• _WRITTEN INSTRUCTION_: Write out the full listing exactly as given, minus the images.

• _DATASET SECTION_:
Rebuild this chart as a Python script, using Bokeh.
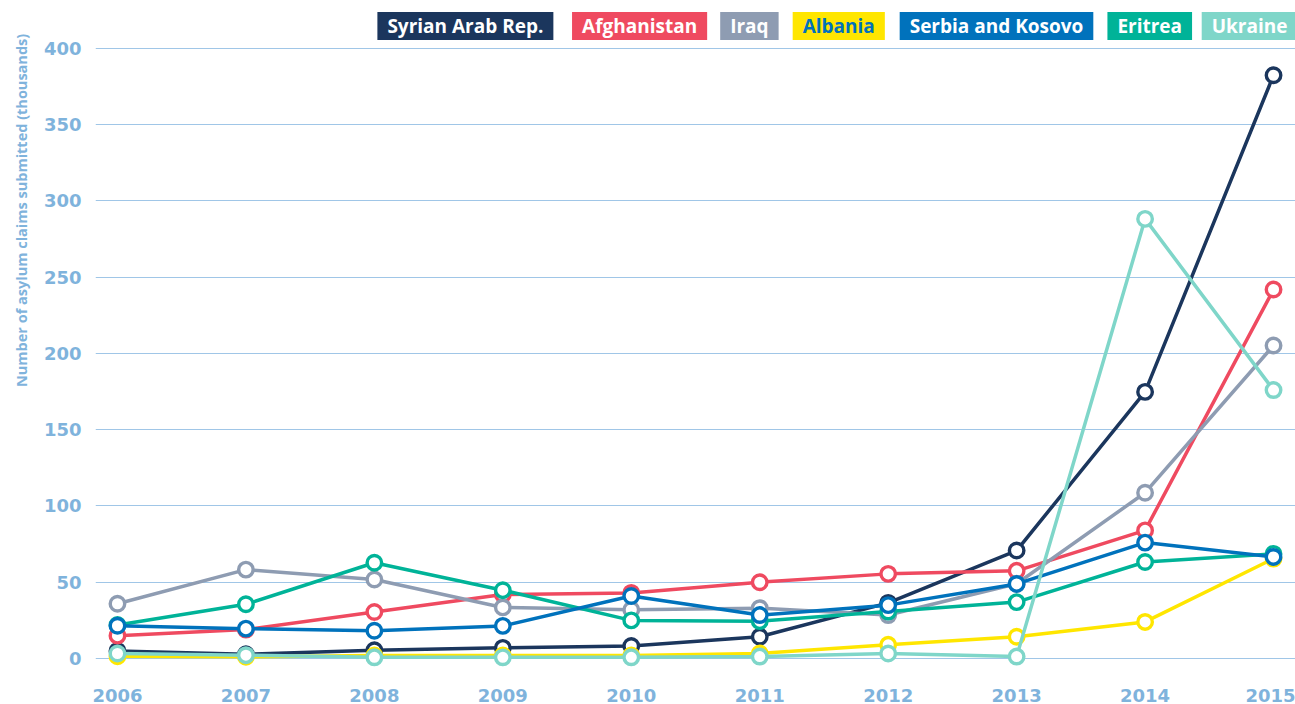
import math
from bokeh.plotting import figure
from bokeh.layouts import row
from bokeh.models import Range1d, Label, FixedTicker, ColumnDataSource
from bokeh.embed import file_html
from bokeh.resources import INLINE

# ---------------- data (thousands of asylum claims) ----------------
years = [2006, 2007, 2008, 2009, 2010, 2011, 2012, 2013, 2014, 2015]

syria       = [5.0, 2.8, 5.4, 7.0, 8.2, 14.3, 36.5, 70.8, 174.8, 382.4]
afghanistan = [15.0, 19.0, 30.5, 42.0, 43.0, 50.0, 55.5, 57.5, 84.0, 241.9]
iraq        = [35.9, 58.3, 51.8, 33.5, 32.0, 33.0, 28.5, 49.0, 108.7, 205.2]
albania     = [1.5, 1.2, 2.0, 2.0, 2.0, 3.3, 9.0, 14.3, 24.0, 65.5]
serbia      = [21.5, 19.6, 18.2, 21.4, 41.0, 28.5, 35.0, 48.9, 76.0, 66.6]
eritrea     = [22.0, 35.6, 62.8, 44.8, 25.0, 24.5, 30.8, 37.0, 63.3, 68.6]
ukraine     = [3.3, 2.2, 0.8, 0.8, 0.8, 1.3, 3.3, 1.3, 288.2, 176.0]

series_names = ["Syrian Arab Rep.", "Afghanistan", "Iraq", "Albania",
                "Serbia and Kosovo", "Eritrea", "Ukraine"]
series_values = [syria, afghanistan, iraq, albania, serbia, eritrea, ukraine]
series_colors = ["#1B365D", "#EF4A60", "#8E9CB2", "#FFE600",
                 "#0072BC", "#00B398", "#7FD6C9"]
legend_text_colors = ["white", "white", "white", "#0072BC",
                      "white", "white", "white"]
# drawing order (later = on top)
draw_order = [0, 1, 2, 3, 5, 4, 6]

y_ticks = [0, 50, 100, 150, 200, 250, 300, 350, 400]
y_title = "Number of asylum claims submitted (thousands)"

# ---------------- styling / layout ----------------
TICK_COLOR = "#7FB3DC"
GRID_COLOR = "#A0C6E7"
FONT = "Open Sans"
TICK_FONT = "DejaVu Sans"

PAGE_W, PAGE_H = 1295, 704
TITLE_W = 40                 # narrow strip holding the rotated y title
FRAME_L, FRAME_B = 93, 672   # frame left / bottom (page px)
X0_PX, X1_PX = 115, 1273     # px of first / last year
Y0_PX, Y400_PX = 660, 48     # px of 0 and 400

ppy = (X1_PX - X0_PX) / (years[-1] - years[0])
ppu = (Y0_PX - Y400_PX) / 400.0
x_start = years[0] - (X0_PX - FRAME_L) / ppy
x_end = years[-1] + (PAGE_W - X1_PX) / ppy
y_start = -(FRAME_B - Y0_PX) / ppu
y_end = Y0_PX / ppu


def dx(px):
    return years[0] + (px - X0_PX) / ppy


def dy(py):
    return (Y0_PX - py) / ppu


p = figure(width=PAGE_W - TITLE_W, height=PAGE_H, output_backend="svg",
           toolbar_location=None,
           x_range=Range1d(x_start, x_end), y_range=Range1d(y_start, y_end),
           min_border_left=FRAME_L - TITLE_W, min_border_right=0,
           min_border_top=0, min_border_bottom=PAGE_H - FRAME_B)
p.outline_line_color = None
p.background_fill_color = "white"
p.border_fill_color = "white"

p.xgrid.grid_line_color = None
p.ygrid.grid_line_color = GRID_COLOR
p.ygrid.grid_line_width = 1
p.yaxis.ticker = FixedTicker(ticks=y_ticks)
p.xaxis.ticker = FixedTicker(ticks=years)

for ax in (p.xaxis, p.yaxis):
    ax.axis_line_color = None
    ax.major_tick_line_color = None
    ax.minor_tick_line_color = None
    ax.major_label_text_color = TICK_COLOR
    ax.major_label_text_font = TICK_FONT
    ax.major_label_text_font_style = "bold"
    ax.major_label_text_font_size = "18px"
p.yaxis.major_label_standoff = 8
p.xaxis.major_label_standoff = 12

for i in draw_order:
    src = ColumnDataSource(dict(x=years, y=series_values[i]))
    p.line("x", "y", source=src, line_color=series_colors[i], line_width=3.5)
    p.scatter("x", "y", source=src, size=14.5, marker="circle",
              fill_color="white", line_color=series_colors[i], line_width=3.4)

# legend: coloured boxes with labels (inside the frame, above the 400 line)
legend_center = [463.5, 638, 748, 837.5, 995.5, 1149, 1249]
for name, col, tcol, cx in zip(series_names, series_colors,
                               legend_text_colors, legend_center):
    p.add_layout(Label(x=dx(cx), y=dy(25.5), text=name,
                       text_align="center", text_baseline="middle",
                       text_font=FONT, text_font_style="bold",
                       text_font_size="19px", text_color=tcol,
                       background_fill_color=col,
                       padding=dict(left=10, right=10, top=1, bottom=1)))

# left strip with the rotated y-axis title
t = figure(width=TITLE_W, height=PAGE_H, output_backend="svg",
           toolbar_location=None, x_axis_type=None, y_axis_type=None,
           x_range=Range1d(0, TITLE_W), y_range=Range1d(0, PAGE_H),
           min_border=0)
t.outline_line_color = None
t.xgrid.grid_line_color = None
t.ygrid.grid_line_color = None
t.add_layout(Label(x=21, y=PAGE_H - 35, text=y_title, angle=math.pi / 2,
                   text_align="right", text_baseline="middle",
                   text_font=FONT, text_font_style="bold",
                   text_font_size="14.5px", text_color=TICK_COLOR))

layout = row(t, p, spacing=0)
open("out.html", "w").write(file_html(layout, INLINE))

• _FINAL ANSWER_:
Rebuild this chart as a Python script, using Bokeh.
import math
from bokeh.plotting import figure
from bokeh.layouts import row
from bokeh.models import Range1d, Label, FixedTicker, ColumnDataSource
from bokeh.embed import file_html
from bokeh.resources import INLINE

# ---------------- data (thousands of asylum claims) ----------------
years = [2006, 2007, 2008, 2009, 2010, 2011, 2012, 2013, 2014, 2015]

syria       = [5.0, 2.8, 5.4, 7.0, 8.2, 14.3, 36.5, 70.8, 174.8, 382.4]
afghanistan = [15.0, 19.0, 30.5, 42.0, 43.0, 50.0, 55.5, 57.5, 84.0, 241.9]
iraq        = [35.9, 58.3, 51.8, 33.5, 32.0, 33.0, 28.5, 49.0, 108.7, 205.2]
albania     = [1.5, 1.2, 2.0, 2.0, 2.0, 3.3, 9.0, 14.3, 24.0, 65.5]
serbia      = [21.5, 19.6, 18.2, 21.4, 41.0, 28.5, 35.0, 48.9, 76.0, 66.6]
eritrea     = [22.0, 35.6, 62.8, 44.8, 25.0, 24.5, 30.8, 37.0, 63.3, 68.6]
ukraine     = [3.3, 2.2, 0.8, 0.8, 0.8, 1.3, 3.3, 1.3, 288.2, 176.0]

series_names = ["Syrian Arab Rep.", "Afghanistan", "Iraq", "Albania",
                "Serbia and Kosovo", "Eritrea", "Ukraine"]
series_values = [syria, afghanistan, iraq, albania, serbia, eritrea, ukraine]
series_colors = ["#1B365D", "#EF4A60", "#8E9CB2", "#FFE600",
                 "#0072BC", "#00B398", "#7FD6C9"]
legend_text_colors = ["white", "white", "white", "#0072BC",
                      "white", "white", "white"]
# drawing order (later = on top)
draw_order = [0, 1, 2, 3, 5, 4, 6]

y_ticks = [0, 50, 100, 150, 200, 250, 300, 350, 400]
y_title = "Number of asylum claims submitted (thousands)"

# ---------------- styling / layout ----------------
TICK_COLOR = "#7FB3DC"
GRID_COLOR = "#A0C6E7"
FONT = "Open Sans"
TICK_FONT = "DejaVu Sans"

PAGE_W, PAGE_H = 1295, 704
TITLE_W = 40                 # narrow strip holding the rotated y title
FRAME_L, FRAME_B = 93, 672   # frame left / bottom (page px)
X0_PX, X1_PX = 115, 1273     # px of first / last year
Y0_PX, Y400_PX = 660, 48     # px of 0 and 400

ppy = (X1_PX - X0_PX) / (years[-1] - years[0])
ppu = (Y0_PX - Y400_PX) / 400.0
x_start = years[0] - (X0_PX - FRAME_L) / ppy
x_end = years[-1] + (PAGE_W - X1_PX) / ppy
y_start = -(FRAME_B - Y0_PX) / ppu
y_end = Y0_PX / ppu


def dx(px):
    return years[0] + (px - X0_PX) / ppy


def dy(py):
    return (Y0_PX - py) / ppu


p = figure(width=PAGE_W - TITLE_W, height=PAGE_H, output_backend="svg",
           toolbar_location=None,
           x_range=Range1d(x_start, x_end), y_range=Range1d(y_start, y_end),
           min_border_left=FRAME_L - TITLE_W, min_border_right=0,
           min_border_top=0, min_border_bottom=PAGE_H - FRAME_B)
p.outline_line_color = None
p.background_fill_color = "white"
p.border_fill_color = "white"

p.xgrid.grid_line_color = None
p.ygrid.grid_line_color = GRID_COLOR
p.ygrid.grid_line_width = 1
p.yaxis.ticker = FixedTicker(ticks=y_ticks)
p.xaxis.ticker = FixedTicker(ticks=years)

for ax in (p.xaxis, p.yaxis):
    ax.axis_line_color = None
    ax.major_tick_line_color = None
    ax.minor_tick_line_color = None
    ax.major_label_text_color = TICK_COLOR
    ax.major_label_text_font = TICK_FONT
    ax.major_label_text_font_style = "bold"
    ax.major_label_text_font_size = "18px"
p.yaxis.major_label_standoff = 8
p.xaxis.major_label_standoff = 12

for i in draw_order:
    src = ColumnDataSource(dict(x=years, y=series_values[i]))
    p.line("x", "y", source=src, line_color=series_colors[i], line_width=3.5)
    p.scatter("x", "y", source=src, size=14.5, marker="circle",
              fill_color="white", line_color=series_colors[i], line_width=3.4)

# legend: coloured boxes with labels (inside the frame, above the 400 line)
legend_center = [463.5, 638, 748, 837.5, 995.5, 1149, 1249]
for name, col, tcol, cx in zip(series_names, series_colors,
                               legend_text_colors, legend_center):
    p.add_layout(Label(x=dx(cx), y=dy(25.5), text=name,
                       text_align="center", text_baseline="middle",
                       text_font=FONT, text_font_style="bold",
                       text_font_size="19px", text_color=tcol,
                       background_fill_color=col,
                       padding=dict(left=10, right=10, top=1, bottom=1)))

# left strip with the rotated y-axis title
t = figure(width=TITLE_W, height=PAGE_H, output_backend="svg",
           toolbar_location=None, x_axis_type=None, y_axis_type=None,
           x_range=Range1d(0, TITLE_W), y_range=Range1d(0, PAGE_H),
           min_border=0)
t.outline_line_color = None
t.xgrid.grid_line_color = None
t.ygrid.grid_line_color = None
t.add_layout(Label(x=21, y=PAGE_H - 35, text=y_title, angle=math.pi / 2,
                   text_align="right", text_baseline="middle",
                   text_font=FONT, text_font_style="bold",
                   text_font_size="14.5px", text_color=TICK_COLOR))

layout = row(t, p, spacing=0)
open("out.html", "w").write(file_html(layout, INLINE))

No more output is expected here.